Battle of the Cerveza-Mixed Drinks: Cuba's Bul vs. Mexico's Michelada
To the novice, all Latin cuisines might seem similar. Rice, beans, plantains -- that's all there is to it, right?
via Flickr/Daniel Dionne Micheladas are definitely an acquired taste.
Wrong. To the expert, it is extremely evident that the spices, combinations, and, yes, even ingredients, differ from one country to the next. For example, Peru prefers its huge kernels of cuzco; Nicaragua gushes over its cold, vinegary cabbage and carrot salad; and Honduras loves its pupusas.
The differences don't end with food; they carry over to beverages as well. And one such distinction is obvious when you compare michelada and bul -- two beer-based beverages from two very different countries.
Michelada, popular in Mexico and served locally in places such as Clandestino Pub in South Beach, is tart, salty, and sour. The recipe varies depending upon the region and the bartender, but usually consists of Worcestershire sauce, lime juice, soy sauce, and a combination of salt, spices, and chili powder. Add beer, and ice if you please, and you have one of the most popular drinks in Mexico.
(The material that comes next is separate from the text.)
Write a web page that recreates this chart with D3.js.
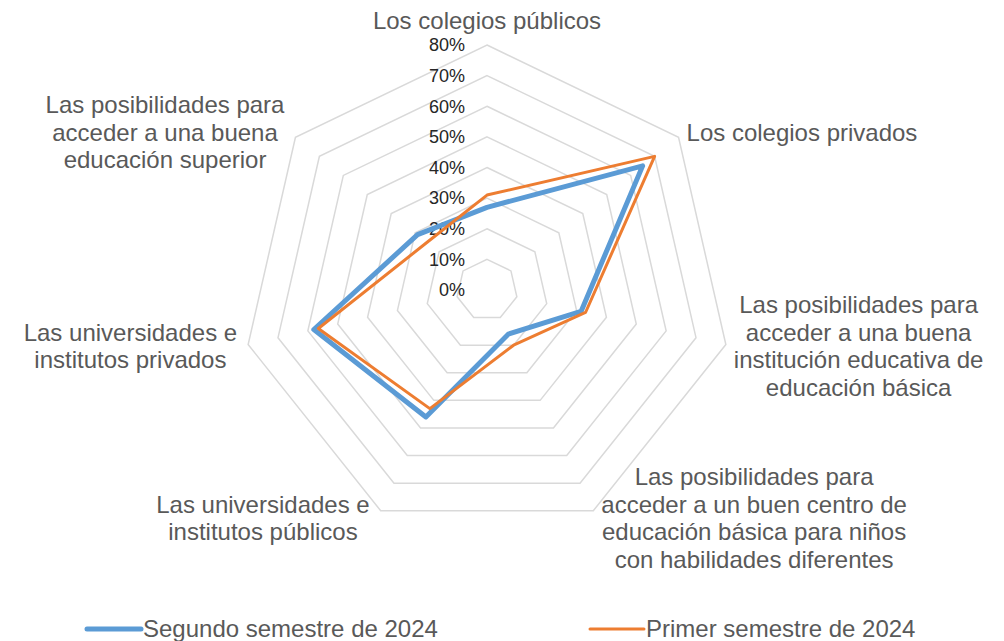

Cubans aren't known for using spicy, heat-laden flavors, but they are known for their azúcar, and a bul, the Cuban equivalent of a michelada, is the perfect example.
While a michelada is savory, a bul is sweet. Mix beer, sugar, ginger ale, lime juice, and ice, and you have a light, sweet, refreshing beer-based beverage.
Each concoction is worth trying, but enjoyment is a matter of individual taste. Below are recipes for both drinks. We challenge you to try each recipe at home and let us know which one you like better.
- One 12-ounce beer, usually a light beer such as Sol, Corona, or Tecate
- Juice of two limes
- 1/2 teaspoon Worcestershire sauce
- 1/2 teaspoon soy sauce
- Tabasco sauce, to taste
- Pinch of black pepper
- Salt, to taste
- Ground chili powder, to taste
For the glass
- Ice cubes
- Lime wedge
- Chili powder
Rub the lime wedge around the rim of the glass or beer mug, flip mug upside down, and dip into chile powder, making sure to generously coat the entire rim. Mix the first set of ingredients inside of the mug, add ice, and then add beer.
- One 12-ounce beer, preferably a pilsner
- 12 ounces of ginger ale
- 1/4 cup of sugar, or to taste
- Juice of two limes
- 1/4 cup crushed ice
Combine all ingredients, mix well, and serve.